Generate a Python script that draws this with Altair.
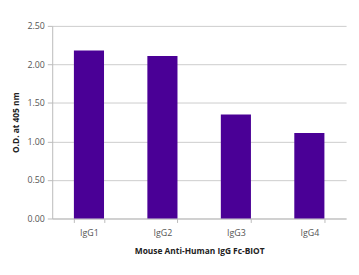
import altair as alt
import pandas as pd

categories = ["IgG1", "IgG2", "IgG3", "IgG4"]
values = [2.18, 2.11, 1.35, 1.11]
y_ticks = [0, 0.5, 1.0, 1.5, 2.0, 2.5]

df = pd.DataFrame({"cat": categories, "od": values})

FONT = "Open Sans"

bars = alt.Chart(df).mark_bar(color="#4A0096").encode(
    x=alt.X("cat:N", sort=categories,
            scale=alt.Scale(paddingInner=0.59, paddingOuter=0.295),
            axis=alt.Axis(title="Mouse Anti-Human IgG Fc-BIOT", labelAngle=0,
                          tickBand="extent", tickSize=4, tickColor="#BBBBBB",
                          domainColor="#BBBBBB", labelFont=FONT, labelFontSize=9,
                          labelColor="#555555", labelPadding=6,
                          titleFont=FONT, titleFontSize=8.5, titleFontWeight="bold",
                          titleColor="#222222", titlePadding=10)),
    y=alt.Y("od:Q", scale=alt.Scale(domain=[0, 2.5]),
            axis=alt.Axis(title="O.D. at 405 nm", values=y_ticks, format=".2f",
                          tickSize=5, tickColor="#BBBBBB", domainColor="#BBBBBB",
                          gridColor="#CCCCCC", labelFont=FONT, labelFontSize=9,
                          labelColor="#555555", labelPadding=3,
                          titleFont=FONT, titleFontSize=8.5, titleFontWeight="bold",
                          titleColor="#222222", titlePadding=6)),
)

chart = bars.properties(
    width=299, height=196,
    autosize=alt.AutoSizeParams(type="none"),
    padding={"left": 45, "top": 16, "right": 5, "bottom": 40},
).configure_view(stroke=None)

chart.save("out.html", embed_options={"renderer": "svg", "actions": False})
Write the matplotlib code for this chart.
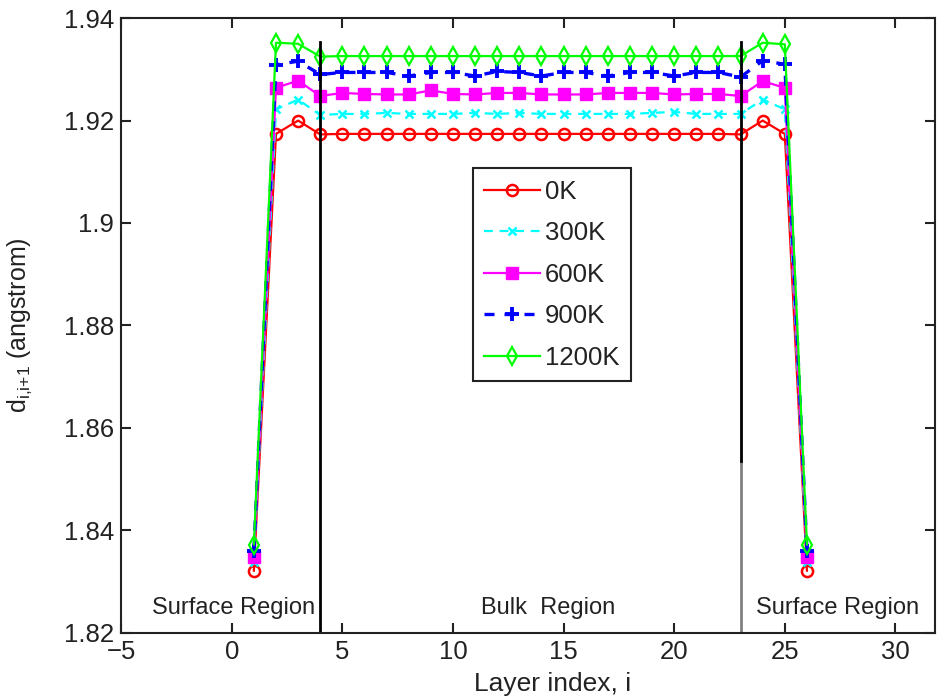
import matplotlib
matplotlib.use("Agg")
import matplotlib.pyplot as plt

plt.rcParams['font.family'] = ['Liberation Sans', 'DejaVu Sans']
plt.rcParams['mathtext.fontset'] = 'custom'
plt.rcParams['mathtext.rm'] = 'Liberation Sans'
plt.rcParams['mathtext.it'] = 'Liberation Sans'

layers = list(range(1, 27))

d_0K = [1.8321, 1.9174, 1.9200, 1.9173, 1.9174, 1.9174, 1.9174, 1.9174, 1.9174, 1.9174,
        1.9174, 1.9174, 1.9174, 1.9174, 1.9174, 1.9174, 1.9174, 1.9174, 1.9174, 1.9174,
        1.9174, 1.9174, 1.9173, 1.9200, 1.9174, 1.8321]
d_300K = [1.8338, 1.9222, 1.9241, 1.9211, 1.9213, 1.9213, 1.9215, 1.9213, 1.9213, 1.9213,
          1.9215, 1.9213, 1.9215, 1.9213, 1.9213, 1.9213, 1.9213, 1.9213, 1.9215, 1.9217,
          1.9213, 1.9213, 1.9213, 1.9241, 1.9222, 1.8338]
d_600K = [1.8348, 1.9264, 1.9278, 1.9248, 1.9254, 1.9252, 1.9251, 1.9251, 1.9259, 1.9252,
          1.9251, 1.9254, 1.9254, 1.9251, 1.9251, 1.9251, 1.9254, 1.9254, 1.9254, 1.9251,
          1.9252, 1.9252, 1.9248, 1.9277, 1.9264, 1.8348]
d_900K = [1.8360, 1.9309, 1.9316, 1.9290, 1.9294, 1.9294, 1.9294, 1.9287, 1.9294, 1.9294,
          1.9287, 1.9296, 1.9294, 1.9287, 1.9294, 1.9294, 1.9287, 1.9294, 1.9294, 1.9287,
          1.9294, 1.9294, 1.9285, 1.9317, 1.9310, 1.8360]
d_1200K = [1.8372, 1.9352, 1.9350, 1.9325, 1.9326, 1.9326, 1.9326, 1.9326, 1.9326, 1.9326,
           1.9326, 1.9326, 1.9326, 1.9326, 1.9326, 1.9326, 1.9326, 1.9326, 1.9326, 1.9326,
           1.9326, 1.9326, 1.9326, 1.9352, 1.9349, 1.8372]

series_labels = ['0K', '300K', '600K', '900K', '1200K']
boundaries = [4, 23]
region_labels = ['Surface Region', 'Bulk  Region', 'Surface Region']
region_x = [0.1, 14.3, 27.4]

RED, CYAN, MAG, BLUE, GREEN = '#ff0000', '#00ffff', '#ff00ff', '#0000ff', '#00ff00'

fig = plt.figure(figsize=(9.39, 6.99), dpi=100)
ax = fig.add_axes([0.129, 0.095, 0.867, 0.879])

lw = 1.6
ax.plot(layers, d_0K, color=RED, linestyle='-', marker='o', markersize=8,
        markerfacecolor='none', markeredgewidth=1.8, linewidth=lw, label=series_labels[0])
ax.plot(layers, d_300K, color=CYAN, linestyle='--', marker='x', markersize=6,
        markeredgewidth=1.8, linewidth=lw, dashes=(4, 3), label=series_labels[1])
ax.plot(layers, d_600K, color=MAG, linestyle='-', marker='s', markersize=8,
        markerfacecolor=MAG, markeredgewidth=1.0, linewidth=lw, label=series_labels[2])
ax.plot(layers, d_900K, color=BLUE, linestyle='--', marker='+', markersize=10,
        markeredgewidth=2.8, linewidth=2.4, dashes=(3, 3), label=series_labels[3])
ax.plot(layers, d_1200K, color=GREEN, linestyle='-', marker='d', markersize=9,
        markerfacecolor='none', markeredgewidth=1.6, linewidth=lw, label=series_labels[4])

ax.plot([boundaries[0], boundaries[0]], [1.82, 1.9353], color='black', linewidth=2)
ax.plot([boundaries[1], boundaries[1]], [1.82, 1.8535], color='#808080', linewidth=2)
ax.plot([boundaries[1], boundaries[1]], [1.8535, 1.9353], color='black', linewidth=2)

for xr, t in zip(region_x, region_labels):
    ax.text(xr, 1.8249, t, ha='center', va='center', fontsize=17, color='#222222')

ax.set_xlim(-5, 31.8)
ax.set_ylim(1.82, 1.94)
ax.set_xticks([-5, 0, 5, 10, 15, 20, 25, 30])
ax.set_xticklabels(['\u22125', '0', '5', '10', '15', '20', '25', '30'])
ax.set_yticks([1.82, 1.84, 1.86, 1.88, 1.90, 1.92, 1.94])
ax.set_yticklabels(['1.82', '1.84', '1.86', '1.88', '1.9', '1.92', '1.94'])
ax.tick_params(axis='both', direction='in', labelsize=18.5, length=7, width=1.5,
               top=True, right=True, pad=5, colors='#222222')
for s in ax.spines.values():
    s.set_linewidth(1.5)
    s.set_color('#222222')

ax.set_xlabel('Layer index, i', fontsize=19, color='#222222')
ax.xaxis.set_label_coords(0.53, -0.064)
ax.set_ylabel(r'd$_{\mathrm{i{,}i{+}1}}$ (angstrom)', fontsize=18, color='#222222')
ax.yaxis.set_label_coords(-0.107, 0.5)

leg = ax.legend(loc='upper left', bbox_to_anchor=(0.432, 0.756), fontsize=18.5,
                frameon=True, fancybox=False, edgecolor='#222222', framealpha=1,
                handlelength=2.15, borderpad=0.45, labelspacing=0.68, handletextpad=0.2,
                borderaxespad=0)
leg.get_frame().set_linewidth(1.5)
for t in leg.get_texts():
    t.set_color('#222222')

fig.savefig('out.png', dpi=100)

> EXERCISE TASK
Give only a number: how many lines of the data hold the string "this"?

> RESULT OF THE TASK
2